Thrush wrote two e-books about President Barack Obama's 2012 reelection campaign. Obama's Last Stand was published in August 2012, and The End of the Line: Romney vs. Obama: The 34 days that Decided the Election was published after the election in December 2012.

===Podesta e-mail hack===
Thrush came under criticism after emails released by Wikileaks (the Podesta emails) showed Thrush sending John Podesta portions of a draft article that dealt with Podesta, asking that he fact-check those portions. Thrush also wrote, "No worries Because I have become a hack I will send u the whole section that pertains to u. Please don't share or tell anyone I did this Tell me if I fucked up anything." Podesta did not ask for any changes, writing back "no problems here". Politico spokesman Brad Dayspring responded to the criticism, saying "Politico's policy is to not share editorial content pre-publication except as approved by editors... Checking the relevant passages for accuracy was responsible and consistent with our standards; Sharing the full piece was a mistake and not consistent with our policies."

Thrush replied on Twitter that "checking if a portion of a story that pertained to him was accurate... I DO THIS WITH EVERYBODY." Dayspring said that "Glenn is one of the top political reporters in the country, in no small part because he understands that it is his job to get inside information, not appear perfect when someone illegally hacks email... I can speak with firsthand knowledge and experience that Glenn checks the validity of often complex reporting with everybody, on both sides of the aisle."

=== Sexual misconduct allegations and suspension===

In November 2017, Vox published an article containing the accounts of four female journalists who said that Thrush engaged in inappropriate sexual behavior toward them. The incidents recounted in the Vox story about Thrush involve four women over a five-year period while he worked at Politico, and the women alleged Thrush groped and kissed them against their will. One woman alleged Thrush engaged in office gossip about her following an unwanted kiss. In a statement published on his Facebook page, Thrush disputed gossiping about the woman. After the publication of the article, The New York Times suspended Thrush, who issued a statement that read in part: "Over the past several years, I have responded to a succession of personal and health crises by drinking heavily. During that period, I have done things that I am ashamed of, actions that have brought great hurt to my family and friends. I have not taken a drink since June 15, 2017, have resumed counseling and will soon begin outpatient treatment for alcoholism. I am working hard to repair the damage I have done." The Times issued a statement saying, "We support his decision to enter a substance-abuse program."
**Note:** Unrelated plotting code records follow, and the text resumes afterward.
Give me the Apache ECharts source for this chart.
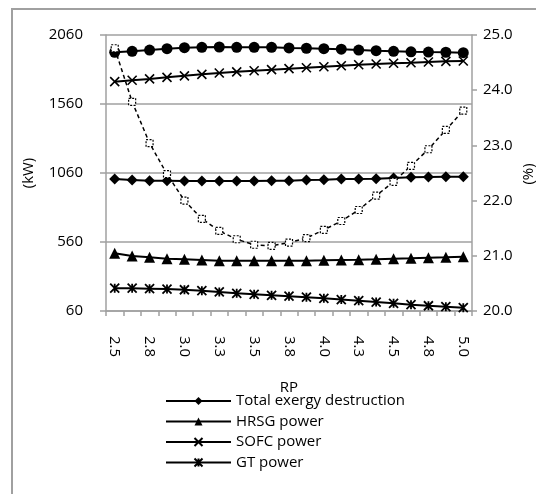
<!DOCTYPE html>
<html>
<head>
<meta charset="utf-8">
<script src="https://cdn.jsdelivr.net/npm/echarts@6/dist/echarts.min.js"></script>
<style>html,body{margin:0;padding:0;background:#fff;}#c{width:536px;height:494px;}</style>
</head>
<body>
<div id="c"></div>
<script>
// Data
const rp = [2.5, 2.625, 2.75, 2.875, 3.0, 3.125, 3.25, 3.375, 3.5, 3.625, 3.75, 3.875, 4.0, 4.125, 4.25, 4.375, 4.5, 4.625, 4.75, 4.875, 5.0];
const totalExergyDestruction = [1016, 1009, 1004, 1004, 1002, 1002, 1002, 1002, 1002, 1004, 1004, 1009, 1011, 1017, 1016, 1019, 1024, 1029, 1031, 1033, 1033];
const hrsgPower = [478, 459, 449, 439, 435, 430, 425, 425, 425, 425, 425, 425, 427, 430, 432, 435, 439, 442, 446, 449, 454];
const sofcPower = [1722, 1732, 1742, 1753, 1764, 1775, 1785, 1793, 1801, 1809, 1816, 1823, 1830, 1837, 1844, 1850, 1855, 1859, 1864, 1869, 1872];
const gtPower = [225, 225, 222, 219, 214, 207, 198, 188, 181, 174, 167, 160, 152, 143, 135, 125, 116, 106, 98, 91, 84];
const netPower = [1935, 1942, 1951, 1961, 1968, 1971, 1973, 1971, 1971, 1971, 1966, 1964, 1961, 1957, 1951, 1946, 1942, 1938, 1936, 1935, 1932];
const efficiency = [24.76, 23.79, 23.04, 22.48, 22.00, 21.67, 21.45, 21.30, 21.20, 21.18, 21.24, 21.32, 21.47, 21.63, 21.83, 22.09, 22.34, 22.63, 22.93, 23.28, 23.63];
const leftTicks = {min: 60, max: 2060, interval: 500};
const rightTicks = {min: 20, max: 25, interval: 1};

const FONT = 'Open Sans';
const GRAY = '#a0a0a0';
const txt = {color: '#000', fontFamily: FONT, fontSize: 15};

const X_SYM = 'path://M0,0L10,10M10,0L0,10';
const STAR_SYM = 'path://M0,0L10,10M10,0L0,10M5,0L5,10';

function lineSeries(name, data, symbol, size, extra) {
  return Object.assign({
    name: name, type: 'line', data: data, yAxisIndex: 0,
    symbol: symbol, symbolSize: size, showAllSymbol: true,
    lineStyle: {color: '#000', width: 2},
    itemStyle: {color: '#000', borderColor: '#000', borderWidth: 0},
    emphasis: {disabled: true}, animation: false
  }, extra || {});
}

const chart = echarts.init(document.getElementById('c'), null, {renderer: 'canvas'});
chart.setOption({
  backgroundColor: '#fff',
  animation: false,
  graphic: [{
    type: 'rect', silent: true, z: -10,
    shape: {x: 12, y: 9, width: 600, height: 600},
    style: {fill: 'none', stroke: GRAY, lineWidth: 2}
  }, {
    type: 'text', silent: true, x: 529, y: 174, rotation: Math.PI / 2,
    style: {text: '(%)', fill: '#000', font: '15px "Open Sans"', align: 'center', verticalAlign: 'middle'}
  }],
  grid: {left: 106, right: 64, top: 35, bottom: 183},
  legend: {
    data: ['Total exergy destruction', 'HRSG power', 'SOFC power', 'GT power'],
    orient: 'vertical', left: 160, top: 388,
    itemWidth: 65, itemHeight: 10, itemGap: 4.5,
    textStyle: Object.assign({}, txt, {lineHeight: 16, padding: [0, 0, 0, 0]}),
    selectedMode: false
  },
  xAxis: {
    type: 'category', data: rp.map(String), boundaryGap: true,
    axisLine: {lineStyle: {color: GRAY, width: 1.5}},
    axisTick: {show: true, interval: 0, length: 5, lineStyle: {color: GRAY, width: 1.5}},
    axisLabel: Object.assign({}, txt, {interval: 1, rotate: -90, margin: 25,
      formatter: v => Number(v).toFixed(1)}),
    splitLine: {show: false},
    name: 'RP', nameLocation: 'middle', nameGap: 69, nameTextStyle: txt
  },
  yAxis: [{
    type: 'value', position: 'left',
    min: leftTicks.min, max: leftTicks.max, interval: leftTicks.interval,
    axisLine: {show: true, lineStyle: {color: GRAY, width: 1.5}},
    axisTick: {show: true, length: 6, lineStyle: {color: GRAY, width: 1.5}},
    axisLabel: Object.assign({}, txt, {margin: 23, formatter: v => String(v)}),
    splitLine: {show: true, lineStyle: {color: GRAY, width: 1.5}},
    name: '(kW)', nameLocation: 'middle', nameGap: 70, nameTextStyle: txt
  }, {
    type: 'value', position: 'right',
    min: rightTicks.min, max: rightTicks.max, interval: rightTicks.interval,
    axisLine: {show: true, lineStyle: {color: GRAY, width: 1.5}},
    axisTick: {show: true, length: 5, lineStyle: {color: GRAY, width: 1.5}},
    axisLabel: Object.assign({}, txt, {margin: 11, formatter: v => v.toFixed(1)}),
    splitLine: {show: false}
  }],
  series: [
    lineSeries('Net power', netPower, 'circle', 11),
    lineSeries('Total exergy destruction', totalExergyDestruction, 'diamond', 11),
    lineSeries('HRSG power', hrsgPower, 'triangle', 11),
    lineSeries('SOFC power', sofcPower, X_SYM, 9, {itemStyle: {color: '#000', borderColor: '#000', borderWidth: 1.6}}),
    lineSeries('GT power', gtPower, STAR_SYM, 9, {itemStyle: {color: '#000', borderColor: '#000', borderWidth: 1.8}}),
    lineSeries('Efficiency', efficiency, 'rect', 7, {
      yAxisIndex: 1,
      lineStyle: {color: '#000', width: 1.5, type: [4, 3]},
      itemStyle: {color: '#fff', borderColor: '#000', borderWidth: 1.2, borderType: [2, 1.5]}
    })
  ]
});
</script>
</body>
</html>
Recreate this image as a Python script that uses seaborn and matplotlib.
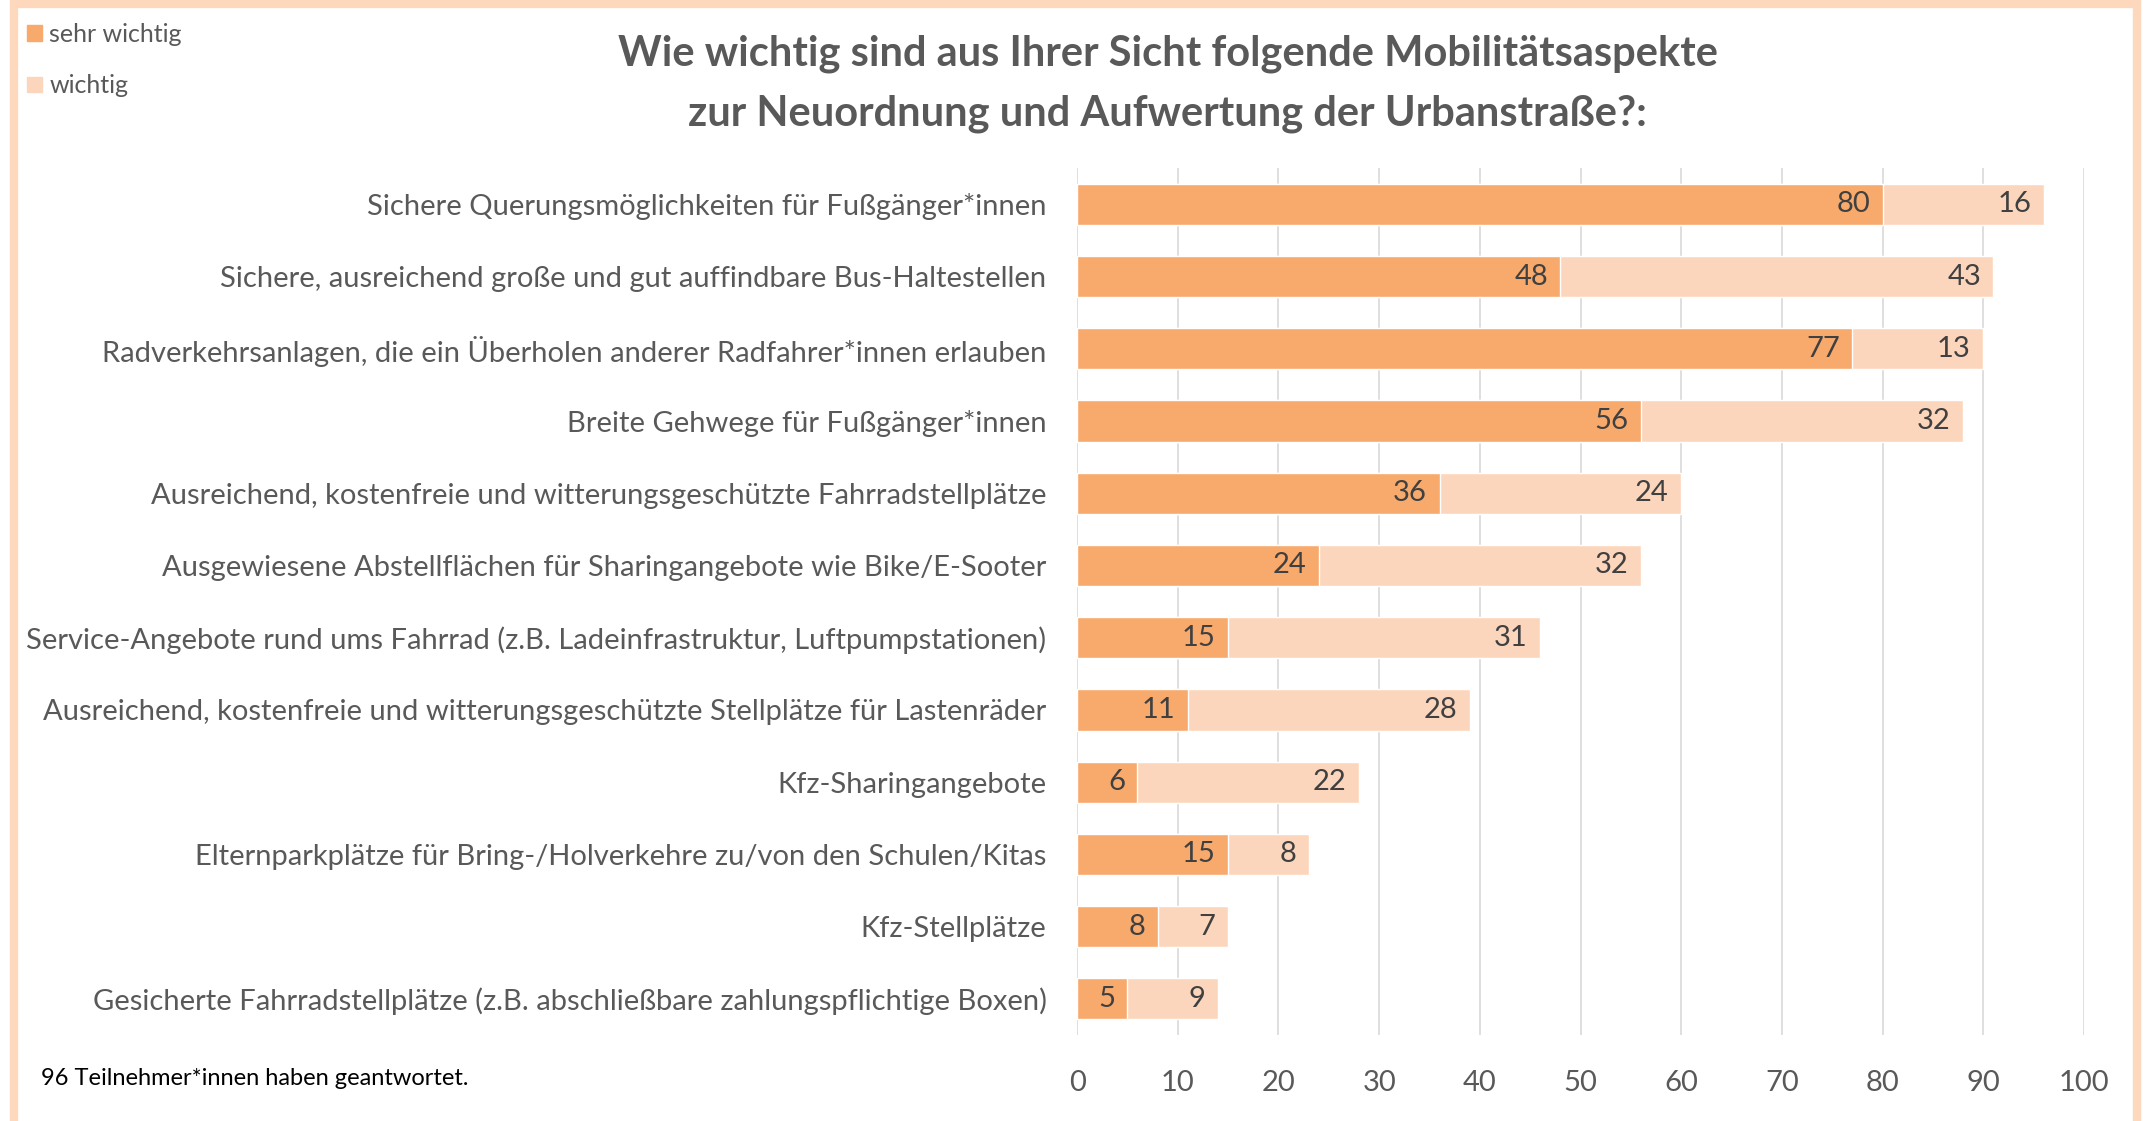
import seaborn as sns
import matplotlib.pyplot as plt
from matplotlib.patches import Rectangle

categories = [
    "Sichere Querungsmöglichkeiten für Fußgänger*innen",
    "Sichere, ausreichend große und gut auffindbare Bus-Haltestellen",
    "Radverkehrsanlagen, die ein Überholen anderer Radfahrer*innen erlauben",
    "Breite Gehwege für Fußgänger*innen",
    "Ausreichend, kostenfreie und witterungsgeschützte Fahrradstellplätze",
    "Ausgewiesene Abstellflächen für Sharingangebote wie Bike/E-Sooter",
    "Service-Angebote rund ums Fahrrad (z.B. Ladeinfrastruktur, Luftpumpstationen)",
    "Ausreichend, kostenfreie und witterungsgeschützte Stellplätze für Lastenräder",
    "Kfz-Sharingangebote",
    "Elternparkplätze für Bring-/Holverkehre zu/von den Schulen/Kitas",
    "Kfz-Stellplätze",
    "Gesicherte Fahrradstellplätze (z.B. abschließbare zahlungspflichtige Boxen)",
]
sehr_wichtig = [80, 48, 77, 56, 36, 24, 15, 11, 6, 15, 8, 5]
wichtig = [16, 43, 13, 32, 24, 32, 31, 28, 22, 8, 7, 9]
total = [a + b for a, b in zip(sehr_wichtig, wichtig)]

dark = '#F8A96C'
light = '#FCD6BC'
grey = '#595959'

sns.set_style('white')
plt.rcParams['font.family'] = ['Lato', 'DejaVu Sans']

fig = plt.figure(figsize=(21.43, 11.21), dpi=100)
ax = fig.add_axes([0.5026, 0.0767, 0.4699, 0.7733])

sns.barplot(x=total, y=categories, color=light, width=0.57, orient='h',
            saturation=1, ax=ax, zorder=2)
sns.barplot(x=sehr_wichtig, y=categories, color=dark, width=0.57, orient='h',
            saturation=1, ax=ax, zorder=3)

# value labels, right-aligned at the end of each segment
for container, values in zip(ax.containers, [wichtig, sehr_wichtig]):
    for patch, v in zip(container.patches, values):
        ax.annotate(str(v), xy=(patch.get_x() + patch.get_width(), patch.get_y() + patch.get_height() / 2),
                    xytext=(-9, 0), textcoords='offset points', ha='right', va='center',
                    fontsize=21, color='#404040', zorder=4)

ax.set_xlim(0, 100)
ax.set_ylim(11.5, -0.5)
ax.set_xticks(range(0, 101, 10))
ax.grid(axis='x', color='#D9D9D9', linewidth=1.2, zorder=0)
ax.grid(axis='y', visible=False)
ax.set_axisbelow(True)
sns.despine(ax=ax, left=True, bottom=True)
ax.tick_params(axis='y', length=0, pad=22, labelsize=21, labelcolor=grey)
ax.tick_params(axis='x', length=0, pad=25, labelsize=21, labelcolor=grey)
ax.set_xlabel('')
ax.set_ylabel('')

fig.text(0.545, 0.925, "Wie wichtig sind aus Ihrer Sicht folgende Mobilitätsaspekte\nzur Neuordnung und Aufwertung der Urbanstraße?:",
         ha='center', va='center', fontsize=30, fontweight='bold', color=grey, linespacing=1.7)

handles = [Rectangle((0, 0), 1, 1, color=dark), Rectangle((0, 0), 1, 1, color=light)]
fig.legend(handles, ['sehr wichtig', 'wichtig'], loc='upper left', bbox_to_anchor=(0.002, 1.0),
           frameon=False, handlelength=0.6, handleheight=0.6, handletextpad=0.3,
           labelspacing=1.15, fontsize=18, labelcolor=grey)

fig.text(0.019, 0.038, "96 Teilnehmer*innen haben geantwortet.", ha='left', va='center',
         fontsize=17, color='black')

# peach frame around the picture
fig.patches.append(Rectangle((0.0065, -0.01), 0.9905, 1.006, transform=fig.transFigure,
                             fill=False, edgecolor='#FDD8BC', linewidth=6, zorder=10))

fig.savefig('out.png', dpi=100)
On December 20, 2017, The New York Times reported after an investigation that Thrush was permanently removed from covering the White House and would remain suspended until late January 2018. The Times specified Thrush would be reassigned to a beat about the "social safety net in the age of Trump, particularly HUD and HHS." It has been noted Thrush was moved to a subject that greatly affects women and that covering the social safety net is considered a "punishment" or demotion from covering the White House. He was also required to undergo unspecified "training designed to improve his workplace conduct," according to a statement by Times Executive Editor Dean Baquet. The behavioral inquiry interviewed 30 people from inside and outside of the newspaper in Washington and New York and was led by an internal attorney Charlotte Behrendt. Carolyn Ryan, an assistant managing editor at The Times, said of the inquiry, "The people who worked most closely with Glenn in the bureau—men, women, young, old—were supportive of him and did believe that he could contribute and hadn’t seen the kind of behavior that had been described."

==Personal life==
Thrush is married to Diane Webber, an editor at NPR, and lives in Kensington, Maryland. They have twin sons.

==In popular culture==
Thrush was portrayed by Bobby Moynihan in multiple episodes of Saturday Night Live, interacting with White House Press Secretary Sean Spicer (Melissa McCarthy). Thrush credits the SNL portrayal for raising his profile and said that "it probably gets my phone calls answered a little bit more quickly."